Richard Wenk’s 1986 comedy-horror, Vamp, follows two college students (Chris Makepeace and Robert Rusler) who try to weasel their way into a fraternity by hiring a stripper who turns out to be the vampire, Queen Katrina, played by the elusive triple threat, Grace Jones. In spite of receiving top billing, Jones has not a line of dialogue in the film, instead relying on body movements and facial expressions to convey herself, “a standard practice of “Othering” in Hollywood that dates to the 1910s” (Hudson 134).
Katrina utilizes her sexual prowess in an unusual vampiric seduction game that resembles that of a werewolf: hissing, growling, and licking Rusler’s character A.J, a young white male.
This blatant animalism works in conjunction with the documentation of black bodies exhibited as animals for the white gaze, none more famously than South African captive, Saartjie Baartman.

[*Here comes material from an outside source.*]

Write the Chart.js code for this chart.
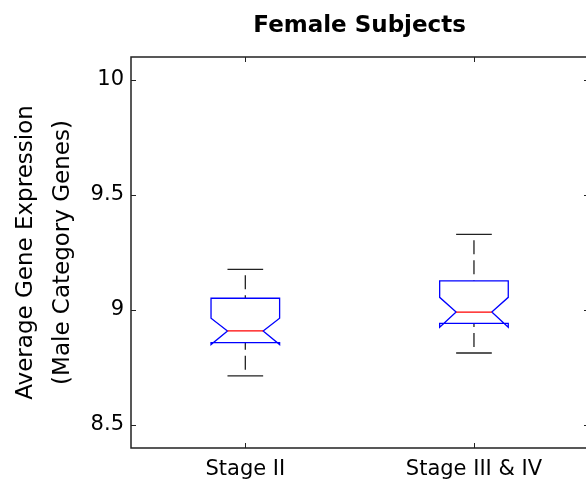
<!DOCTYPE html>
<html>
<head>
<meta charset="utf-8">
<script src="https://cdn.jsdelivr.net/npm/chart.js@4"></script>
<style>
html, body { margin: 0; padding: 0; background: #fff; }
</style>
</head>
<body>
<canvas id="boxChart" width="586" height="494"></canvas>
<script>
// groups on the x axis
const categories = ['Stage II', 'Stage III & IV'];

// box plot statistics
const lowerWhisker = [8.714, 8.813];
const q1 = [8.858, 8.942];
const medians = [8.909, 8.991];
const q3 = [9.051, 9.127];
const upperWhisker = [9.177, 9.329];
const notchLow = [8.850, 8.925];
const notchHigh = [8.964, 9.055];

const yTicks = [8.5, 9, 9.5, 10];

// half widths in x units
const boxHalf = 0.15;
const notchHalf = 0.078;

const fontFamily = '"DejaVu Sans", sans-serif';

// MATLAB style box around the axes, ticks pointing inward
// (the right hand side of the box falls just outside the picture)
const framePlugin = {
  id: 'frame',
  afterDatasetsDraw(chart) {
    const { ctx, chartArea: a, scales: { x, y } } = chart;
    ctx.save();
    ctx.strokeStyle = '#222';
    ctx.lineWidth = 1.5;
    ctx.beginPath();
    ctx.moveTo(a.right + 5, a.top);
    ctx.lineTo(a.left, a.top);
    ctx.lineTo(a.left, a.bottom);
    ctx.lineTo(a.right + 5, a.bottom);
    ctx.stroke();

    ctx.lineWidth = 1;
    ctx.beginPath();
    yTicks.forEach(v => {
      const py = Math.round(y.getPixelForValue(v)) + 0.5;
      ctx.moveTo(a.left, py); ctx.lineTo(a.left + 5, py);
      ctx.moveTo(a.right + 2, py); ctx.lineTo(a.right - 2, py);
    });
    categories.forEach((c, i) => {
      const px = Math.round(x.getPixelForValue(i + 1)) + 0.5;
      ctx.moveTo(px, a.top); ctx.lineTo(px, a.top + 5);
      ctx.moveTo(px, a.bottom); ctx.lineTo(px, a.bottom - 5);
    });
    ctx.stroke();

    // title centred over the (full) plot box
    ctx.fillStyle = '#000';
    ctx.font = 'bold 23px ' + fontFamily;
    ctx.textAlign = 'center';
    ctx.textBaseline = 'alphabetic';
    ctx.fillText('Female Subjects', x.getPixelForValue(1.5), 32);
    ctx.restore();
  }
};

// notched boxes, medians and dashed whiskers
const boxPlugin = {
  id: 'notchedBoxes',
  afterDatasetsDraw(chart) {
    const { ctx, scales: { x, y } } = chart;
    ctx.save();
    categories.forEach((c, i) => {
      const cx = x.getPixelForValue(i + 1);
      const L = x.getPixelForValue(i + 1 - boxHalf);
      const R = x.getPixelForValue(i + 1 + boxHalf);
      const nL = x.getPixelForValue(i + 1 - notchHalf);
      const nR = x.getPixelForValue(i + 1 + notchHalf);
      const yq1 = y.getPixelForValue(q1[i]);
      const yq3 = y.getPixelForValue(q3[i]);
      const ymed = y.getPixelForValue(medians[i]);
      const ynl = y.getPixelForValue(notchLow[i]);
      const ynh = y.getPixelForValue(notchHigh[i]);
      const ylw = y.getPixelForValue(lowerWhisker[i]);
      const yuw = y.getPixelForValue(upperWhisker[i]);

      // whiskers
      ctx.strokeStyle = '#222';
      ctx.lineWidth = 1.3;
      ctx.setLineDash([14, 6]);
      ctx.lineDashOffset = 14;
      ctx.beginPath();
      ctx.moveTo(cx, yuw); ctx.lineTo(cx, yq3);
      ctx.stroke();
      ctx.beginPath();
      ctx.moveTo(cx, ylw); ctx.lineTo(cx, yq1);
      ctx.stroke();
      ctx.setLineDash([]);
      ctx.beginPath();
      ctx.moveTo(nL, yuw); ctx.lineTo(nR, yuw);
      ctx.moveTo(nL, ylw); ctx.lineTo(nR, ylw);
      ctx.stroke();

      // box outline
      ctx.strokeStyle = '#0000ff';
      ctx.lineWidth = 1.3;
      ctx.beginPath();
      ctx.moveTo(L, yq3);
      ctx.lineTo(L, ynh);
      ctx.lineTo(nL, ymed);
      ctx.lineTo(L, ynl);
      ctx.lineTo(L, yq1);
      ctx.lineTo(R, yq1);
      ctx.lineTo(R, ynl);
      ctx.lineTo(nR, ymed);
      ctx.lineTo(R, ynh);
      ctx.lineTo(R, yq3);
      ctx.closePath();
      ctx.stroke();

      // median
      ctx.strokeStyle = '#ff0000';
      ctx.beginPath();
      ctx.moveTo(nL, ymed); ctx.lineTo(nR, ymed);
      ctx.stroke();
    });
    ctx.restore();
  }
};

new Chart(document.getElementById('boxChart').getContext('2d'), {
  type: 'scatter',
  data: {
    datasets: [{
      label: 'median',
      data: medians.map((m, i) => ({ x: i + 1, y: m })),
      pointRadius: 0,
      showLine: false
    }]
  },
  options: {
    responsive: false,
    devicePixelRatio: 1,
    animation: false,
    layout: { padding: { top: 57, right: 0, bottom: 0, left: 0 } },
    plugins: {
      legend: { display: false },
      tooltip: { enabled: false }
    },
    scales: {
      x: {
        type: 'linear',
        min: 0.5,
        max: 2.49,
        afterBuildTicks: s => { s.ticks = categories.map((c, i) => ({ value: i + 1 })); },
        afterFit: s => { s.height = 46; },
        grid: { display: false, drawTicks: false },
        border: { display: false },
        ticks: {
          callback: v => categories[v - 1],
          color: '#000',
          font: { family: fontFamily, size: 21 },
          padding: 9,
          maxRotation: 0,
          autoSkip: false
        }
      },
      y: {
        min: 8.4,
        max: 10.1,
        afterBuildTicks: s => { s.ticks = yTicks.map(v => ({ value: v })); },
        afterFit: s => { s.width = 131; },
        grid: { display: false, drawTicks: false },
        border: { display: false },
        ticks: {
          callback: v => String(v),
          color: '#000',
          font: { family: fontFamily, size: 21 },
          padding: 7
        },
        title: {
          display: true,
          text: ['Average Gene Expression', '(Male Category Genes)'],
          color: '#000',
          font: { family: fontFamily, size: 23, lineHeight: 1.6 },
          padding: { top: 8, bottom: 0 }
        }
      }
    }
  },
  plugins: [boxPlugin, framePlugin]
});
</script>
</body>
</html>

To escape slavery in Cape Town in the late 19th century, Baartman traveled to London and then to Paris as a one-woman freak show exhibition for white audiences who were unaccustomed to African people. Nicknamed, Hottentot Venus, Baartman’s large buttocks and wide hips were ogled at as a first hand look at the “wonders of the natural world”.
With her body turned into a commercial enterprise her humanity was further devalued when after her death at 25 years old, Baartman’s brain and genetilia were removed and put on display in a Parisian museum for fifty years and then shelved with alcohol as a preservative only to be returned to her native homeland in 2002 when a group of South African medical students demanded her return. Baartman’s labia was used as physical evidence to prove that African women had “primitive sexual appetite”, the fact that she didn’t speak English or French was used as a tool of humiliation, her voice silenced as a caged animal for European entertainment.
Underneath the 1980’s camp factor, Vamp represents a world where white men are helpless when in the grip of a black woman, despite the centuries of sexual violence that has been inflicted on black women throughout the diaspora by white men. In cinema, the gaze is still in full effect and can be seen in Vamp: “although reaction shots of Katrina’s audience are inserted into the performance sequence, none adopts her point of view. Katrina is always on-screen, always under someone else’s gaze, even when she attacks her victims (Hudson 135). As a silent unusual femme fatale, Katrina is the embodiment of foreign eroticism, a creature of the night marked by exotic tribal marks and a penchant for human blood. Katrina’s monstrous-feminine is laced in her dual identity of blackness and womanhood, a feminine mystique that is the sight of imitation and percussion.
Sanders, Barry. Unsuspecting Souls: The Disappearance of the Human Being. Berkeley: Counterpoint, 2009. Print.
Hudson, Dale M. "Vampires of Color And the Performance of Multicultural Whiteness." Border Crossings and Multicultural Whiteness: Nationalism in the Global Production and US Reception of Vampire Films. 2004. Print.